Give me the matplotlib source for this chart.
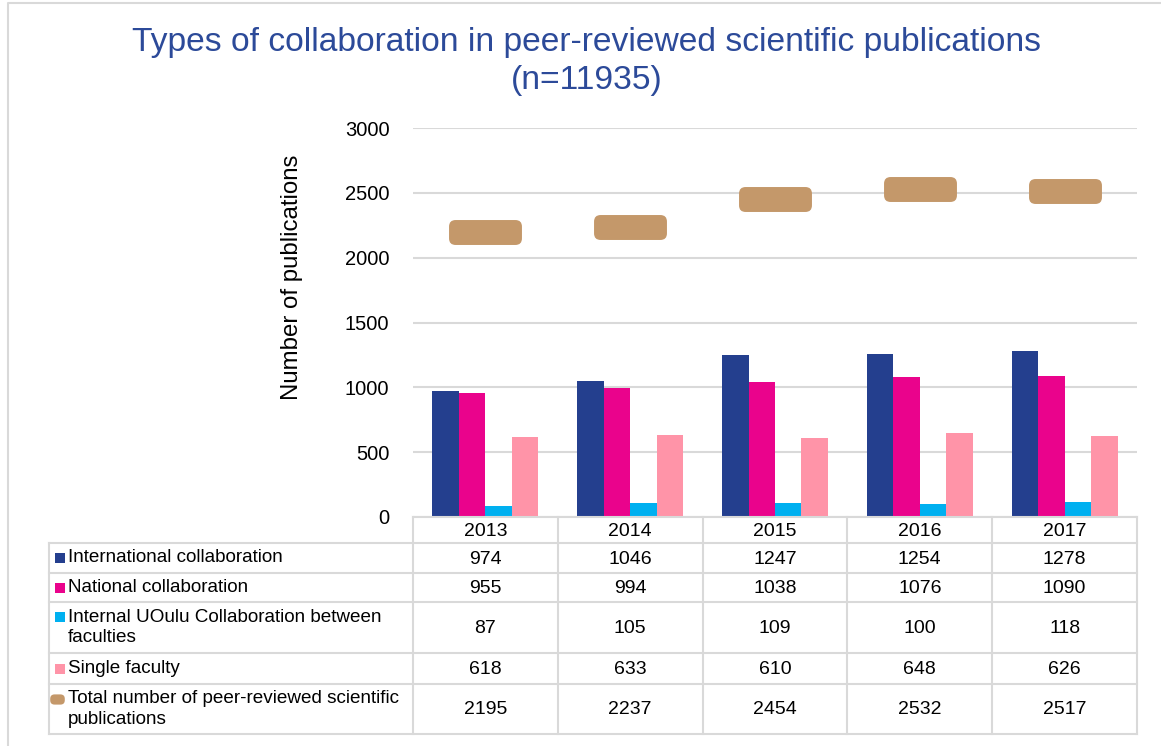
import matplotlib.pyplot as plt
from matplotlib.patches import BoxStyle

plt.rcParams['font.family'] = ['Liberation Sans', 'DejaVu Sans']

years = ["2013", "2014", "2015", "2016", "2017"]
international = [974, 1046, 1247, 1254, 1278]
national = [955, 994, 1038, 1076, 1090]
internal = [87, 105, 109, 100, 118]
single = [618, 633, 610, 648, 626]
total = [2195, 2237, 2454, 2532, 2517]

series_names = ["International collaboration",
                "National collaboration",
                "Internal UOulu Collaboration between\nfaculties",
                "Single faculty",
                "Total number of peer-reviewed scientific\npublications"]
colors = ["#243F8E", "#EA038C", "#00B0F0", "#FF94A8", "#C4986A"]
grid_c = "#D9D9D9"

W, H = 1161, 746
fig = plt.figure(figsize=(W / 100, H / 100), dpi=100)

# pixel positions of the plot area
x0, x1, ytop, ybot = 413, 1137, 128, 517
ax = fig.add_axes([x0 / W, 1 - ybot / H, (x1 - x0) / W, (ybot - ytop) / H])

n = len(years)
xs = list(range(n))
bw = 0.183
bar_series = [international, national, internal, single]
for i, vals in enumerate(bar_series):
    ax.bar([x + (i - 1.5) * bw for x in xs], vals, width=bw, color=colors[i], zorder=3)

# rounded-rectangle marker for the totals
rr = BoxStyle("Round", pad=0, rounding_size=0.09)(-0.5, -0.171, 1.0, 0.342, 1.0)
ax.plot(xs, total, linestyle="none", marker=rr, ms=52.5, color=colors[4],
        markeredgewidth=0, zorder=4)

ax.set_xlim(-0.5, n - 0.5)
ax.set_ylim(0, 3000)
ax.set_yticks(range(0, 3001, 500))
ax.set_xticks([])
ax.tick_params(axis="y", length=0, pad=17, labelsize=14.5)
ax.grid(axis="y", color=grid_c, lw=1.5, zorder=0)
for s in ax.spines.values():
    s.set_visible(False)

fig.text(292 / W, 1 - 277 / H, "Number of publications", rotation=90,
         ha="center", va="center", fontsize=17.3)

fig.text(587 / W, 1 - 43 / H, "Types of collaboration in peer-reviewed scientific publications",
         ha="center", va="center", fontsize=24.2, color="#2C4A99")
fig.text(587 / W, 1 - 80 / H, "(n=11935)", ha="center", va="center", fontsize=24.2,
         color="#2C4A99")

# overlay in pixel coords for table and frame
ov = fig.add_axes([0, 0, 1, 1], facecolor="none")
ov.set_xlim(0, W)
ov.set_ylim(H, 0)
ov.axis("off")

ov.plot([8, 8, W], [H, 3, 3], color=grid_c, lw=1.5)

col_edges = [x0 + i * (x1 - x0) / n for i in range(n + 1)]
row_edges = [543, 573, 602, 653, 684, 734]
tl = 49

ov.plot([x0, x1], [ybot, ybot], color=grid_c, lw=1.5)
for r in row_edges:
    ov.plot([tl, x1], [r, r], color=grid_c, lw=1.5)
ov.plot([tl, tl], [row_edges[0], row_edges[-1]], color=grid_c, lw=1.5)
for c in col_edges:
    ov.plot([c, c], [ybot, row_edges[-1]], color=grid_c, lw=1.5)

for j, yr in enumerate(years):
    ov.text((col_edges[j] + col_edges[j + 1]) / 2, (ybot + row_edges[0]) / 2 + 1, yr,
            ha="center", va="center", fontsize=14)

key_rr = BoxStyle("Round", pad=0, rounding_size=0.3)(-0.5, -0.35, 1.0, 0.7, 1.0)
all_vals = [international, national, internal, single, total]
for i, (name, vals) in enumerate(zip(series_names, all_vals)):
    yc = (row_edges[i] + row_edges[i + 1]) / 2
    ov.text(68, yc, name, ha="left", va="center", fontsize=13.6, linespacing=1.3)
    for j, v in enumerate(vals):
        ov.text((col_edges[j] + col_edges[j + 1]) / 2, yc + 1, str(v),
                ha="center", va="center", fontsize=14)
    key_y = yc if "\n" not in name else row_edges[i] + 15
    if i < 4:
        ov.plot(59.5, key_y, marker="s", ms=7, color=colors[i], markeredgewidth=0)
    else:
        ov.plot(57, key_y, marker=key_rr, ms=10.5, color=colors[i], markeredgewidth=0)

fig.savefig("out.png", dpi=100)
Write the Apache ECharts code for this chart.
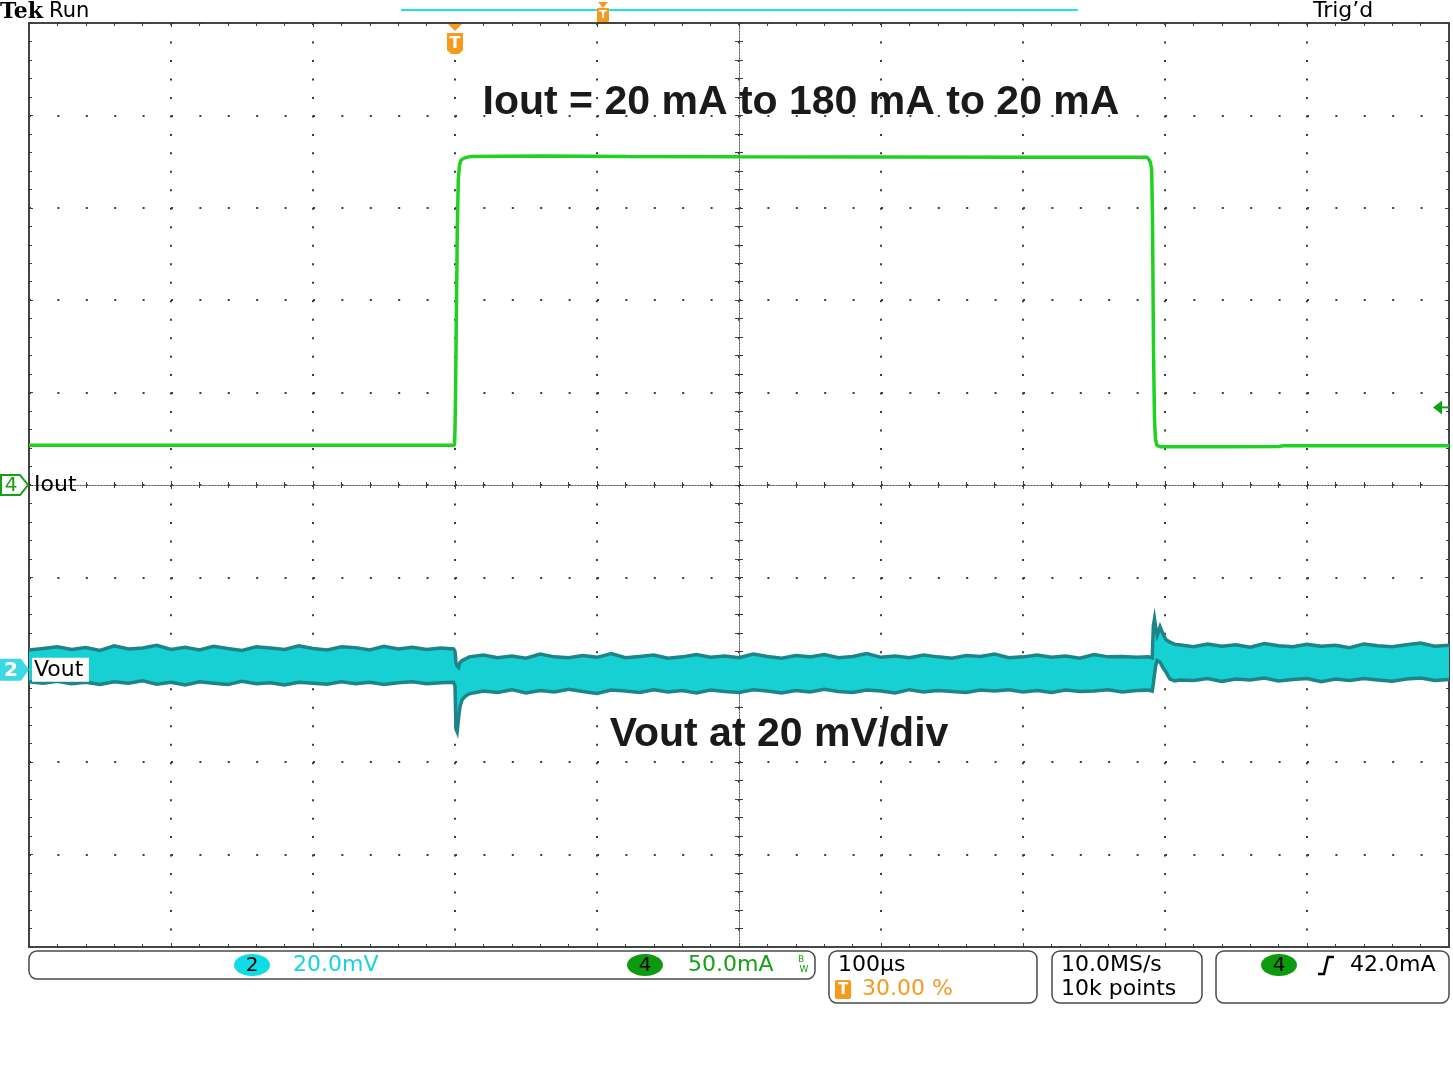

> [JOB] Print the full listing exactly, dropping the pictures.

> [SOLUTION TO THE EXERCISE]
Give me the matplotlib source for this chart.
import matplotlib.pyplot as plt
from matplotlib.patches import BoxStyle

plt.rcParams['font.family'] = ['Liberation Sans', 'DejaVu Sans']

years = ["2013", "2014", "2015", "2016", "2017"]
international = [974, 1046, 1247, 1254, 1278]
national = [955, 994, 1038, 1076, 1090]
internal = [87, 105, 109, 100, 118]
single = [618, 633, 610, 648, 626]
total = [2195, 2237, 2454, 2532, 2517]

series_names = ["International collaboration",
                "National collaboration",
                "Internal UOulu Collaboration between\nfaculties",
                "Single faculty",
                "Total number of peer-reviewed scientific\npublications"]
colors = ["#243F8E", "#EA038C", "#00B0F0", "#FF94A8", "#C4986A"]
grid_c = "#D9D9D9"

W, H = 1161, 746
fig = plt.figure(figsize=(W / 100, H / 100), dpi=100)

# pixel positions of the plot area
x0, x1, ytop, ybot = 413, 1137, 128, 517
ax = fig.add_axes([x0 / W, 1 - ybot / H, (x1 - x0) / W, (ybot - ytop) / H])

n = len(years)
xs = list(range(n))
bw = 0.183
bar_series = [international, national, internal, single]
for i, vals in enumerate(bar_series):
    ax.bar([x + (i - 1.5) * bw for x in xs], vals, width=bw, color=colors[i], zorder=3)

# rounded-rectangle marker for the totals
rr = BoxStyle("Round", pad=0, rounding_size=0.09)(-0.5, -0.171, 1.0, 0.342, 1.0)
ax.plot(xs, total, linestyle="none", marker=rr, ms=52.5, color=colors[4],
        markeredgewidth=0, zorder=4)

ax.set_xlim(-0.5, n - 0.5)
ax.set_ylim(0, 3000)
ax.set_yticks(range(0, 3001, 500))
ax.set_xticks([])
ax.tick_params(axis="y", length=0, pad=17, labelsize=14.5)
ax.grid(axis="y", color=grid_c, lw=1.5, zorder=0)
for s in ax.spines.values():
    s.set_visible(False)

fig.text(292 / W, 1 - 277 / H, "Number of publications", rotation=90,
         ha="center", va="center", fontsize=17.3)

fig.text(587 / W, 1 - 43 / H, "Types of collaboration in peer-reviewed scientific publications",
         ha="center", va="center", fontsize=24.2, color="#2C4A99")
fig.text(587 / W, 1 - 80 / H, "(n=11935)", ha="center", va="center", fontsize=24.2,
         color="#2C4A99")

# overlay in pixel coords for table and frame
ov = fig.add_axes([0, 0, 1, 1], facecolor="none")
ov.set_xlim(0, W)
ov.set_ylim(H, 0)
ov.axis("off")

ov.plot([8, 8, W], [H, 3, 3], color=grid_c, lw=1.5)

col_edges = [x0 + i * (x1 - x0) / n for i in range(n + 1)]
row_edges = [543, 573, 602, 653, 684, 734]
tl = 49

ov.plot([x0, x1], [ybot, ybot], color=grid_c, lw=1.5)
for r in row_edges:
    ov.plot([tl, x1], [r, r], color=grid_c, lw=1.5)
ov.plot([tl, tl], [row_edges[0], row_edges[-1]], color=grid_c, lw=1.5)
for c in col_edges:
    ov.plot([c, c], [ybot, row_edges[-1]], color=grid_c, lw=1.5)

for j, yr in enumerate(years):
    ov.text((col_edges[j] + col_edges[j + 1]) / 2, (ybot + row_edges[0]) / 2 + 1, yr,
            ha="center", va="center", fontsize=14)

key_rr = BoxStyle("Round", pad=0, rounding_size=0.3)(-0.5, -0.35, 1.0, 0.7, 1.0)
all_vals = [international, national, internal, single, total]
for i, (name, vals) in enumerate(zip(series_names, all_vals)):
    yc = (row_edges[i] + row_edges[i + 1]) / 2
    ov.text(68, yc, name, ha="left", va="center", fontsize=13.6, linespacing=1.3)
    for j, v in enumerate(vals):
        ov.text((col_edges[j] + col_edges[j + 1]) / 2, yc + 1, str(v),
                ha="center", va="center", fontsize=14)
    key_y = yc if "\n" not in name else row_edges[i] + 15
    if i < 4:
        ov.plot(59.5, key_y, marker="s", ms=7, color=colors[i], markeredgewidth=0)
    else:
        ov.plot(57, key_y, marker=key_rr, ms=10.5, color=colors[i], markeredgewidth=0)

fig.savefig("out.png", dpi=100)
Write the Apache ECharts code for this chart.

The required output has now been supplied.